» Required task:
Retype, please, the listing from its opening line through the line that contains "var myChart = echarts.init(document.getElementById('chart'));", both included, without the pictures.
________________________________________
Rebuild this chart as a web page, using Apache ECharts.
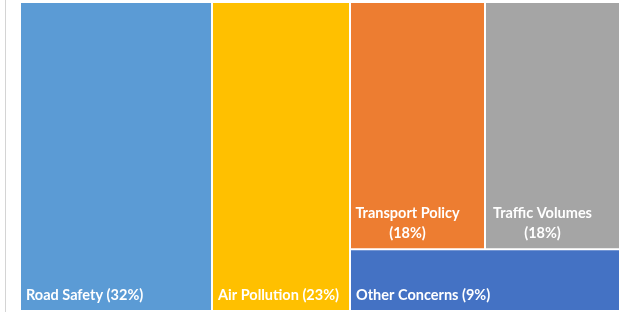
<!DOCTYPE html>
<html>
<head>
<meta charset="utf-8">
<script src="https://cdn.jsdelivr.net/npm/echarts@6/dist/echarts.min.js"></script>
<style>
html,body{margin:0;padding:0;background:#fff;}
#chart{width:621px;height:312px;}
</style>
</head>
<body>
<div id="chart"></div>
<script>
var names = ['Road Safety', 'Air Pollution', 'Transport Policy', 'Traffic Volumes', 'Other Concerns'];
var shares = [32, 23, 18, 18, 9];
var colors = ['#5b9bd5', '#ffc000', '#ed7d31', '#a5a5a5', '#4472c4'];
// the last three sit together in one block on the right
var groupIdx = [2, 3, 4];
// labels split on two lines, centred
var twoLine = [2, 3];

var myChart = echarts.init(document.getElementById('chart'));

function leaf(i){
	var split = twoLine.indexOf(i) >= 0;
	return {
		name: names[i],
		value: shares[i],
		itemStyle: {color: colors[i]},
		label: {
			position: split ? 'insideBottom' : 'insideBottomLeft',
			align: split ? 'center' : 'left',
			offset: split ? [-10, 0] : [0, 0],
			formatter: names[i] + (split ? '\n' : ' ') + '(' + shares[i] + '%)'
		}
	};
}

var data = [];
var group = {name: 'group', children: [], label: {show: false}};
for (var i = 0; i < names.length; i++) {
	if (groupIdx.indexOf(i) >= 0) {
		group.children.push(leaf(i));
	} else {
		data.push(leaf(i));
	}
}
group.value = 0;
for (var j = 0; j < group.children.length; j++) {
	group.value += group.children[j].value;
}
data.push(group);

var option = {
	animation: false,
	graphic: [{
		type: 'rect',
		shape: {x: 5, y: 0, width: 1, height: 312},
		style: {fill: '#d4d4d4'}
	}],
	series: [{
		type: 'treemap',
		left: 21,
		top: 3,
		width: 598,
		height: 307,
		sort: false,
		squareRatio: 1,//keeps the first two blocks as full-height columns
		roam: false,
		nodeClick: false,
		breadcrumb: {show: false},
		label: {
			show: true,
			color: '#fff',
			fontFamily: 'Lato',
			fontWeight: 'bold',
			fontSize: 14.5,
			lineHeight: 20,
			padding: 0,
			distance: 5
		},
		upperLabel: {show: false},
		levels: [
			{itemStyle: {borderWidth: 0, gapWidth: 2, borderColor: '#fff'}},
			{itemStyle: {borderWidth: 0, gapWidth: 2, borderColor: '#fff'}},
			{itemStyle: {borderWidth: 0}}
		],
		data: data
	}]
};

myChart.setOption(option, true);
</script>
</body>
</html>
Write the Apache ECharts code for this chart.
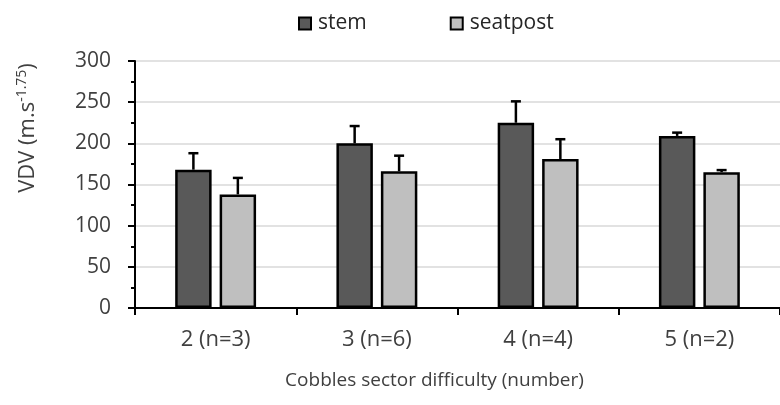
________________________________________
» Result:
Rebuild this chart as a web page, using Apache ECharts.
<!DOCTYPE html>
<html>
<head>
<meta charset="utf-8">
<script src="https://cdn.jsdelivr.net/npm/echarts@6/dist/echarts.min.js"></script>
<style>
html,body{margin:0;padding:0;background:#fff;}
#chart{width:621px;height:312px;}
</style>
</head>
<body>
<div id="chart"></div>
<script>
var names = ['Road Safety', 'Air Pollution', 'Transport Policy', 'Traffic Volumes', 'Other Concerns'];
var shares = [32, 23, 18, 18, 9];
var colors = ['#5b9bd5', '#ffc000', '#ed7d31', '#a5a5a5', '#4472c4'];
// the last three sit together in one block on the right
var groupIdx = [2, 3, 4];
// labels split on two lines, centred
var twoLine = [2, 3];

var myChart = echarts.init(document.getElementById('chart'));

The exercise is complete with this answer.